Many years ago, as a young budding arborist, I used to enjoy playing the “once over” game with my dear friend and mentor, Joseph Schneider. The game went like this:

  1. Walk around the tree once, take your time but keep your circumnavigation under three minutes.
  2. Observe as much as you can digest, both the big picture, as well as the tiniest detail.
  3. You cannot use any tools, just your five senses.
  4. Now the fun part – tell the story, and take as LONG as you need to describe what you saw, felt, smelled, heard, and tasted!

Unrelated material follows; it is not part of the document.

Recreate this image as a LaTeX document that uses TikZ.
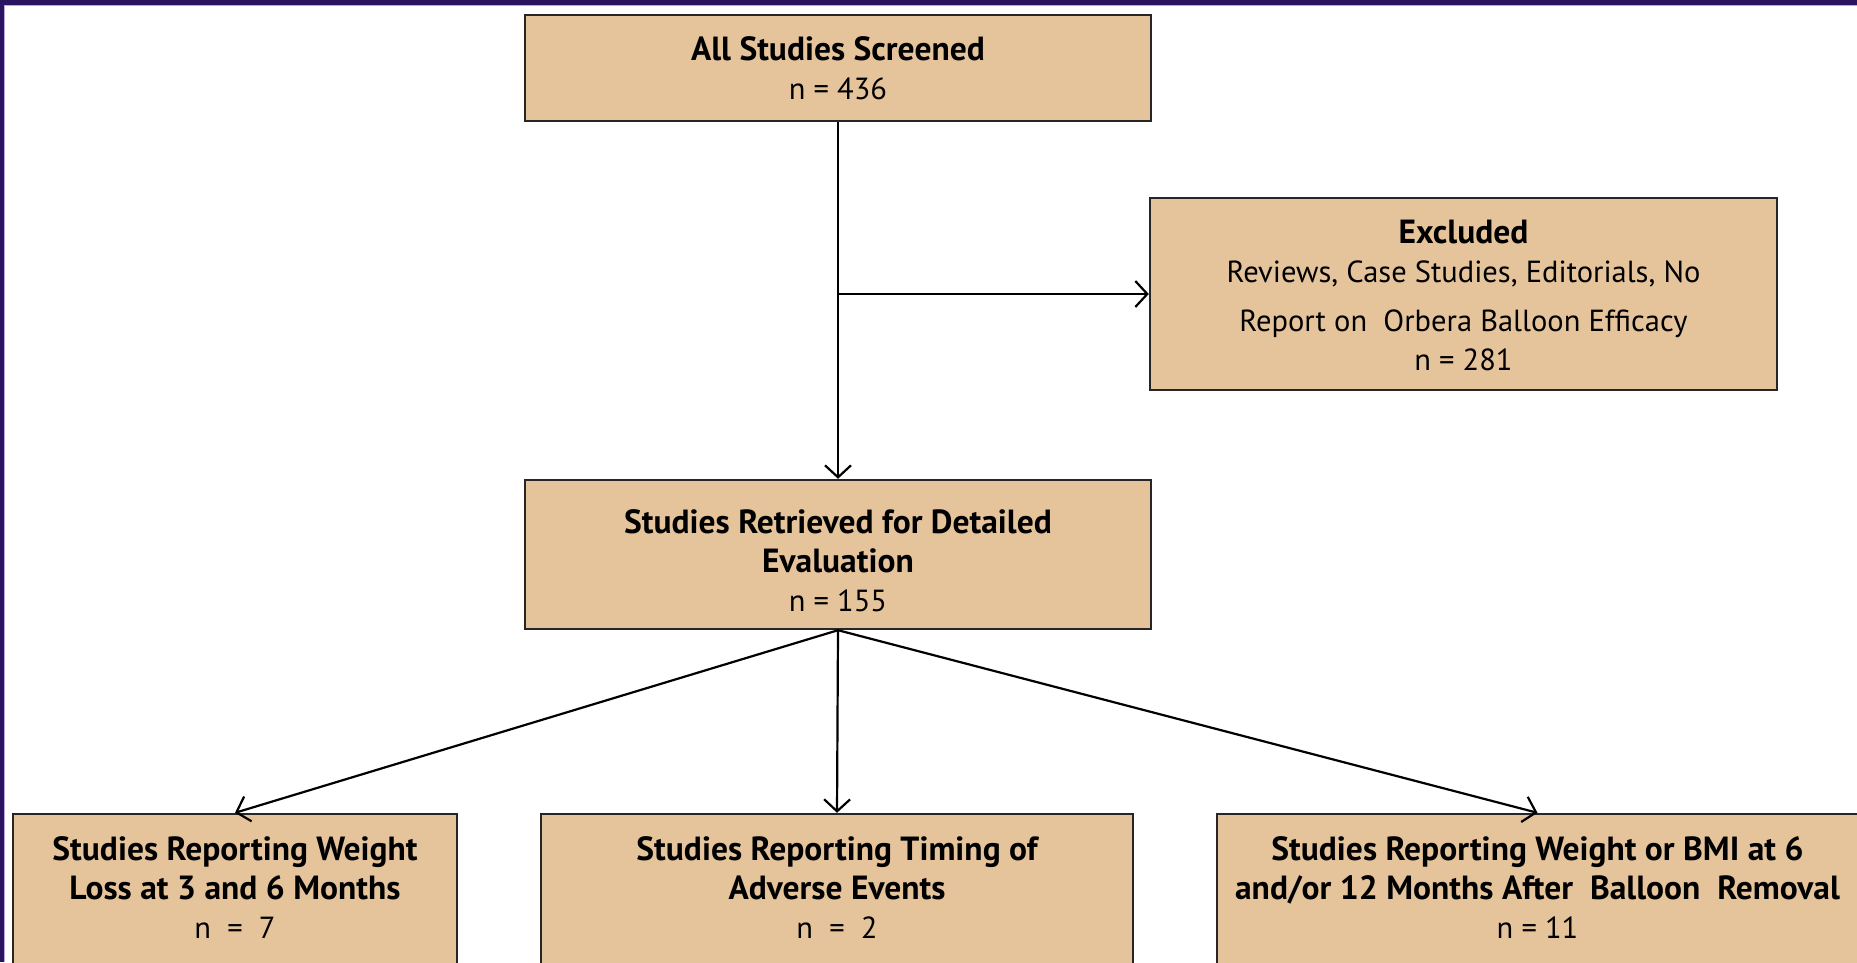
\documentclass[tikz,border=0pt]{standalone}
\usepackage{fontspec}
\setmainfont{PT Sans}
\usetikzlibrary{arrows.meta}
\definecolor{boxfill}{HTML}{E5C49B}
\definecolor{framecol}{HTML}{2A1460}
\definecolor{lav}{HTML}{B9A9DA}
\newcommand\bt[1]{{\fontsize{33.5}{39}\selectfont\bfseries #1}}
\begin{document}
\begin{tikzpicture}[x=1pt,y=-1pt,
  box/.style={draw=black!85, line width=2.4pt, fill=boxfill, rectangle, inner sep=0pt},
  txt/.style={align=center, font=\fontsize{30.5}{39}\selectfont, inner sep=0pt},
  conn/.style={line width=2.2pt, -{Straight Barb[length=12pt,width=26pt,line width=2.2pt]}}]
\useasboundingbox (0,0) rectangle (1857,962);
\clip (0,0) rectangle (1857,962);
\fill[white] (0,0) rectangle (1857,962);
\fill[framecol] (0,0) rectangle (1857,5);
\fill[framecol] (0,0) rectangle (4,962);
\draw[lav, line width=1pt] (4,5.5) -- (1857,5.5);
\draw[lav, line width=1pt] (4.5,5) -- (4.5,962);

\node[box, minimum width=626pt, minimum height=106pt] (screen) at (838,68) {};
\node[txt] (tscreen) at (838,68.7) {\bt{All Studies Screened}\\ n = 436};

\node[box, minimum width=627pt, minimum height=192pt] (excl) at (1463.5,294) {};
\node[txt] (texcl) at (1463.5,295) {\bt{Excluded}\\ Reviews, Case Studies, Editorials, No\\[10pt] Report on\ \ Orbera Balloon Efficacy\\ n = 281};

\node[box, minimum width=626pt, minimum height=149pt] (ret) at (838,554.5) {};
\node[txt] (tret) at (838,560.5) {\bt{Studies Retrieved for Detailed}\\ \bt{Evaluation}\\ n = 155};

\node[box, minimum width=444pt, minimum height=196pt] (b1) at (235,912) {};
\node[txt] (tb1) at (235,888) {\bt{Studies Reporting Weight}\\ \bt{Loss at 3 and 6 Months}\\ n \ = \ 7};

\node[box, minimum width=592pt, minimum height=196pt] (b2) at (837,912) {};
\node[txt] (tb2) at (837,888) {\bt{Studies Reporting Timing of}\\ \bt{Adverse Events}\\ n \ = \ 2};

\node[box, minimum width=641pt, minimum height=196pt] (b3) at (1537.5,912) {};
\node[txt] (tb3) at (1537.5,888) {\bt{Studies Reporting Weight or BMI at 6}\\ \bt{and/or 12 Months After\ \ Balloon\ \ Removal}\\ n = 11};

\draw[conn] (screen) -- (ret);
\coordinate (br) at (838,294);
\draw[conn] (br) -- (br -| excl.west);
\draw[conn] (ret.south) -- (b1.north);
\draw[conn] (ret.south) -- (b2.north);
\draw[conn] (ret.south) -- (b3.north);
\end{tikzpicture}
\end{document}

After our “once overs,” it was always my turn to talk first. I usually wrapped up my speech in a couple of minutes, thinking (foolishly) that I had nailed it.

“Very good,” Joe would always say. Followed by, “is that it?”

“Yep, that’s all I got,” I would reply. He would go on for some time about his observations. Sometimes, he would STILL be talking about a “once over” tree DAYS later!

“Did you notice the inconsistencies in the bark plates about 30 feet up on the south side of the stem?” Joe would ask.

“I didn’t,” I had to reply.

“Did you notice the premature fruit drop from two years ago in the ivy under the canopy?”

Again, I had to admit, I hadn’t.

“Did you see the flat area on the stem where it entered the soil grade on the street side?”

Again, I missed that also… And so it went, on and on.

“How do you do it?” I would ask.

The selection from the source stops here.